▶ [To do]: Starting with the first line below, extract each line through the one that contains "import plotly.graph_objects as go", inclusive, excluding pictures.

++++

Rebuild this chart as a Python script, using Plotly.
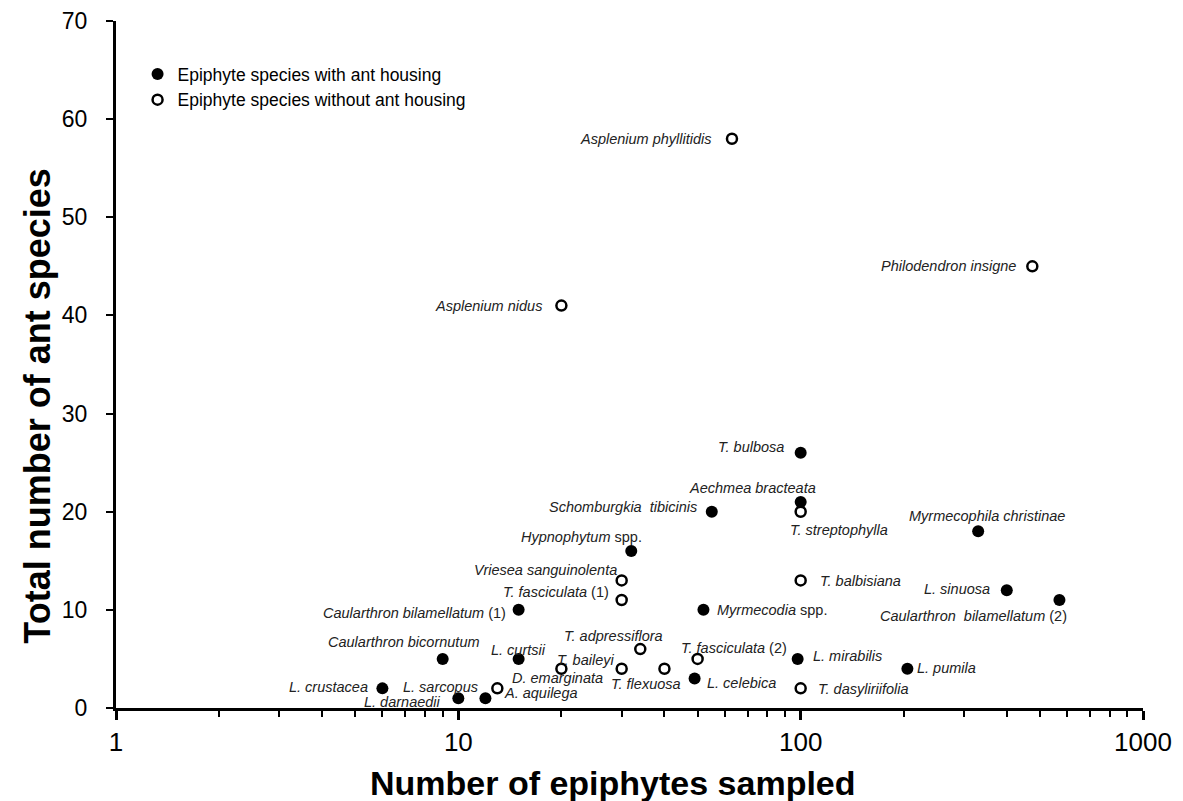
import math
import plotly.graph_objects as go

# ---------------- data ----------------
# Epiphyte species with ant housing (filled markers)
with_names = ["<i>T. bulbosa</i>", "<i>Aechmea bracteata</i>", "<i>Schomburgkia  tibicinis</i>",
              "<i>Hypnophytum</i> spp.", "<i>Caularthron bilamellatum</i> (1)", "<i>Myrmecodia</i> spp.",
              "<i>Myrmecophila christinae</i>", "<i>L. sinuosa</i>", "<i>Caularthron  bilamellatum</i> (2)",
              "<i>Caularthron bicornutum</i>", "<i>L. curtsii</i>", "<i>L. mirabilis</i>", "<i>L. pumila</i>",
              "<i>L. celebica</i>", "<i>L. crustacea</i>", "<i>L. darnaedii</i>", "<i>L. sarcopus</i>"]
with_x = [100, 100, 55, 32, 15, 52, 330, 400, 570, 9, 15, 98, 205, 49, 6, 10, 12]
with_y = [26, 21, 20, 16, 10, 10, 18, 12, 11, 5, 5, 5, 4, 3, 2, 1, 1]

# Epiphyte species without ant housing (open markers)
without_names = ["<i>Asplenium phyllitidis</i>", "<i>Philodendron insigne</i>", "<i>Asplenium nidus</i>",
                 "<i>T. streptophylla</i>", "<i>T. balbisiana</i>", "<i>Vriesea sanguinolenta</i>",
                 "<i>T. fasciculata</i> (1)", "<i>T. adpressiflora</i>", "<i>T. fasciculata</i> (2)",
                 "<i>T. baileyi</i>", "<i>D. emarginata</i>", "<i>T. flexuosa</i>", "<i>A. aquilega</i>",
                 "<i>T. dasyliriifolia</i>"]
without_x = [63, 475, 20, 100, 100, 30, 30, 34, 50, 30, 20, 40, 13, 100]
without_y = [58, 45, 41, 20, 13, 13, 11, 6, 5, 4, 4, 4, 2, 2]

x_major_ticks = [1, 10, 100, 1000]
x_minor_ticks = [2, 3, 4, 5, 6, 7, 8, 9, 20, 30, 40, 50, 60, 70, 80, 90,
                 200, 300, 400, 500, 600, 700, 800, 900]
y_ticks = [0, 10, 20, 30, 40, 50, 60, 70]

x_title = "Number of epiphytes sampled"
y_title = "Total number of ant species"

# label placement (anchor, x offset px, y offset px) -- styling only
with_label_pos = [("right", -15, 6), ("right", 17, 14), ("right", -13, 5),
                  ("right", 13, 14), ("right", -11, -3), ("left", 12, 0),
                  ("center", 9, 15), ("right", -15, 1), ("right", 10, -16),
                  ("right", 39, 17), ("center", 0, 9), ("left", 13, 3), ("left", 8, 1),
                  ("left", 10, -4), ("right", -12, 1), ("right", -15, -4), ("right", -5, 11)]
without_label_pos = [("right", -18, 0), ("right", -14, 0), ("right", -17, 0),
                     ("left", -13, -18), ("left", 17, -1), ("right", -3, 10),
                     ("right", -11, 8), ("right", 25, 13), ("left", -19, 11),
                     ("right", -6, 9), ("left", -51, -9), ("right", 19, -15), ("left", 5, -5),
                     ("left", 15, -1)]

FONT = "Liberation Sans, Arial, Helvetica, sans-serif"

fig = go.Figure()
fig.add_trace(go.Scatter(
    x=with_x, y=with_y, mode="markers", name="Epiphyte species with ant housing",
    marker=dict(symbol="circle", size=12, color="black", line=dict(width=0)),
    text=with_names, hoverinfo="text+x+y"))
fig.add_trace(go.Scatter(
    x=without_x, y=without_y, mode="markers", name="Epiphyte species without ant housing",
    marker=dict(symbol="circle", size=10, color="white", line=dict(width=2.5, color="black")),
    text=without_names, hoverinfo="text+x+y"))

annotations = []
for names, xs, ys, pos in [(with_names, with_x, with_y, with_label_pos),
                           (without_names, without_x, without_y, without_label_pos)]:
    for n, xv, yv, (anc, dx, dy) in zip(names, xs, ys, pos):
        annotations.append(dict(
            x=math.log10(xv), y=yv, xref="x", yref="y", text=n, showarrow=False,
            xanchor=anc, yanchor="middle", xshift=dx, yshift=dy,
            font=dict(family=FONT, size=14.5, color="#222222")))

# axis titles (placed as in the reference, slightly off-centre)
annotations.append(dict(
    x=0.4835, y=-0.109, xref="paper", yref="paper", text="<b>" + x_title + "</b>",
    showarrow=False, xanchor="center", yanchor="middle",
    font=dict(family=FONT, size=34, color="black")))
annotations.append(dict(
    x=-0.076, y=0.44, xref="paper", yref="paper", text="<b>" + y_title + "</b>",
    showarrow=False, xanchor="center", yanchor="middle", textangle=-90,
    font=dict(family=FONT, size=36, color="black")))

fig.update_layout(
    width=1183, height=801,
    margin=dict(l=116, r=40, t=21, b=93),
    paper_bgcolor="white", plot_bgcolor="white",
    font=dict(family=FONT, color="black"),
    showlegend=True,
    legend=dict(x=0.021, y=0.949, xanchor="left", yanchor="top",
                font=dict(family=FONT, size=17.5, color="black"),
                bgcolor="rgba(0,0,0,0)", itemwidth=30, tracegroupgap=0),
    annotations=annotations,
)

fig.update_xaxes(
    type="log", range=[0, 3],
    tickmode="array", tickvals=x_major_ticks, ticktext=[str(v) for v in x_major_ticks],
    ticks="outside", ticklen=9, tickwidth=2.5, tickcolor="black",
    minor=dict(tickmode="array", tickvals=x_minor_ticks, ticks="outside",
               ticklen=6, tickwidth=2, tickcolor="black", showgrid=False),
    showline=True, linewidth=3, linecolor="black", mirror=False,
    showgrid=False, zeroline=False,
    tickfont=dict(family=FONT, size=26, color="black"),
    ticklabelstandoff=0,
    automargin=False,
)
fig.update_yaxes(
    range=[0, 70], tickmode="array", tickvals=y_ticks,
    ticks="outside", ticklen=7, tickwidth=2, tickcolor="black",
    showline=True, linewidth=3, linecolor="black", mirror=False,
    showgrid=False, zeroline=False,
    tickfont=dict(family=FONT, size=23, color="black"),
    ticklabelstandoff=14,
    automargin=False,
)

fig.write_html("out.html", config={"displayModeBar": False},
               post_script="document.body.style.margin='0px';")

++++

▶ [Expected answer]:
Rebuild this chart as a Python script, using Plotly.
import math
import plotly.graph_objects as go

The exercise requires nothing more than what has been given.